**Excerpted records:**
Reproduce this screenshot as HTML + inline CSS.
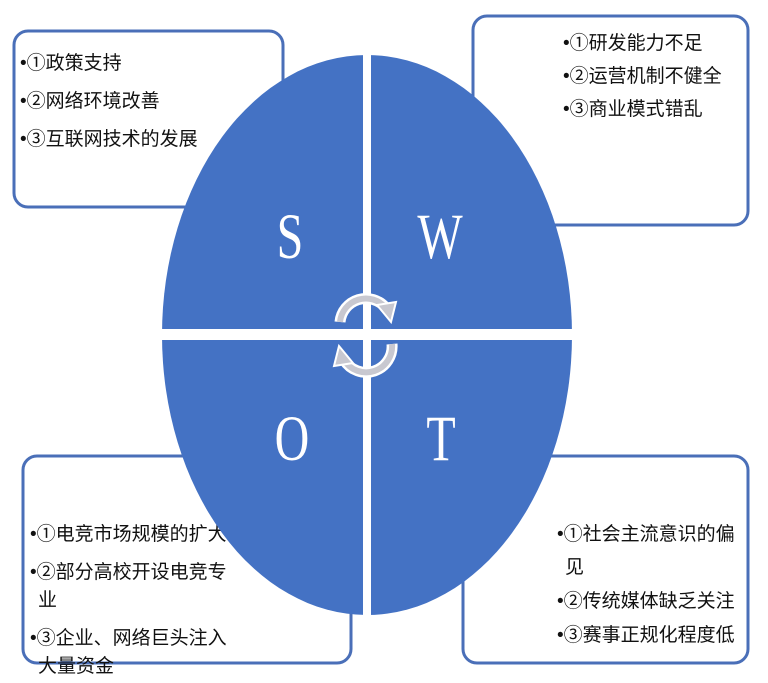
==
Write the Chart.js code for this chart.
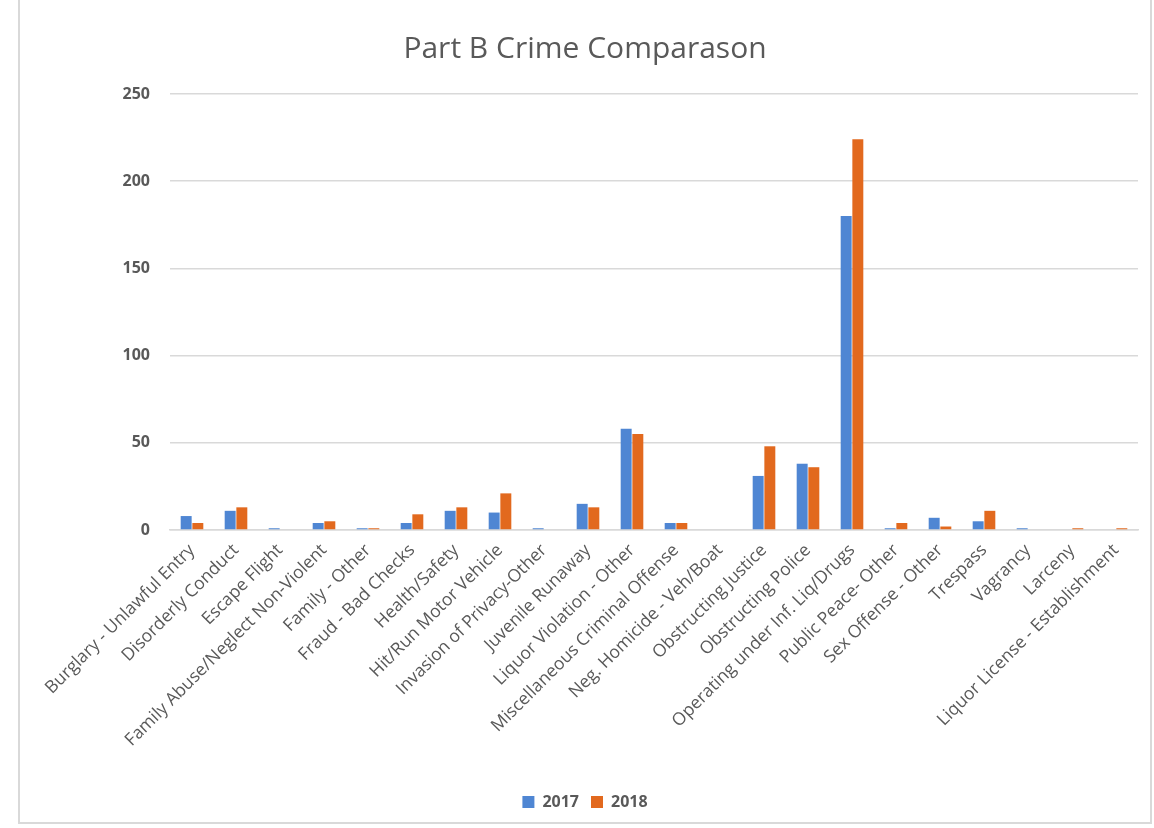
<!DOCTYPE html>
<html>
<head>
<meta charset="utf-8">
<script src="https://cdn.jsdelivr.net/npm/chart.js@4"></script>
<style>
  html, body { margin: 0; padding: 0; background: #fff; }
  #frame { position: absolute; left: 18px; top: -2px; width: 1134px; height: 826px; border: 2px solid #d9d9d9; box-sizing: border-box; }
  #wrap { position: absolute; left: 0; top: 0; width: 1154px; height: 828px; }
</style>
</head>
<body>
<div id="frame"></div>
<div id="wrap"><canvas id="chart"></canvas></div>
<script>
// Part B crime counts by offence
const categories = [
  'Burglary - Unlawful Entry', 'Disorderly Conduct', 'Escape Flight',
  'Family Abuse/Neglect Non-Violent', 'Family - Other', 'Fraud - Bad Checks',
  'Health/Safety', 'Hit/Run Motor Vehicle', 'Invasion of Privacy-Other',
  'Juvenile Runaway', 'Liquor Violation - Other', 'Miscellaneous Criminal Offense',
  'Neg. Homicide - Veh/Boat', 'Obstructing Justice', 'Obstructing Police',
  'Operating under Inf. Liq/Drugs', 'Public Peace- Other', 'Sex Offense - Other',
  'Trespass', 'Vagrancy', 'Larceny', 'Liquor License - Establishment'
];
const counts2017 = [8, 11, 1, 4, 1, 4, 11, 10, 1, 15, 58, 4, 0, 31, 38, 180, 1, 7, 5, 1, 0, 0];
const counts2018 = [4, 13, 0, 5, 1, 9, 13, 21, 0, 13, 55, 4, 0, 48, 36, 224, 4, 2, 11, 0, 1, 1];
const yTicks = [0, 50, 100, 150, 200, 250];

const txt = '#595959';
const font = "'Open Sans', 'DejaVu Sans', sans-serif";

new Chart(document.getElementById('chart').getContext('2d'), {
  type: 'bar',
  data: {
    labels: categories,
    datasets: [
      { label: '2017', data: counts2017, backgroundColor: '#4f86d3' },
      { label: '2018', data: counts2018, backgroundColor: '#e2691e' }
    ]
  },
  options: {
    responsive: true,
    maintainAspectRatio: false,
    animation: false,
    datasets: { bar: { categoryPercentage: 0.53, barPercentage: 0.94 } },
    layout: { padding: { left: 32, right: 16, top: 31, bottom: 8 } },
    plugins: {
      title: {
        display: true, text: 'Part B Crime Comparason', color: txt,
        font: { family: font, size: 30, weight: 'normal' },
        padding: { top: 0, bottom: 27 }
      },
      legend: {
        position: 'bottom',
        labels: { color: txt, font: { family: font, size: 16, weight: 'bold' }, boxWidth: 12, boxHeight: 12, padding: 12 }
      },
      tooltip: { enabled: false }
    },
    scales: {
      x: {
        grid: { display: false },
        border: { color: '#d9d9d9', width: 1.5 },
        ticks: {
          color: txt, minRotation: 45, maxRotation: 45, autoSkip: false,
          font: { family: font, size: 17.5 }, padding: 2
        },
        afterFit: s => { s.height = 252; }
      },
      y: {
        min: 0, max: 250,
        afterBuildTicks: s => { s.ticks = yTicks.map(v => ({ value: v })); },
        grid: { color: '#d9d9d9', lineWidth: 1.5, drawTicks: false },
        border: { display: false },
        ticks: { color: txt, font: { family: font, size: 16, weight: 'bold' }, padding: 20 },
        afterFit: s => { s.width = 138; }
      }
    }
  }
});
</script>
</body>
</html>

**Exercise:**
Using the records above, select and copy every line that has the word "chart".

**Finished exercise:**
Write the Chart.js code for this chart.
<script src="https://cdn.jsdelivr.net/npm/chart.js@4"></script>
<div id="wrap"><canvas id="chart"></canvas></div>
new Chart(document.getElementById('chart').getContext('2d'), {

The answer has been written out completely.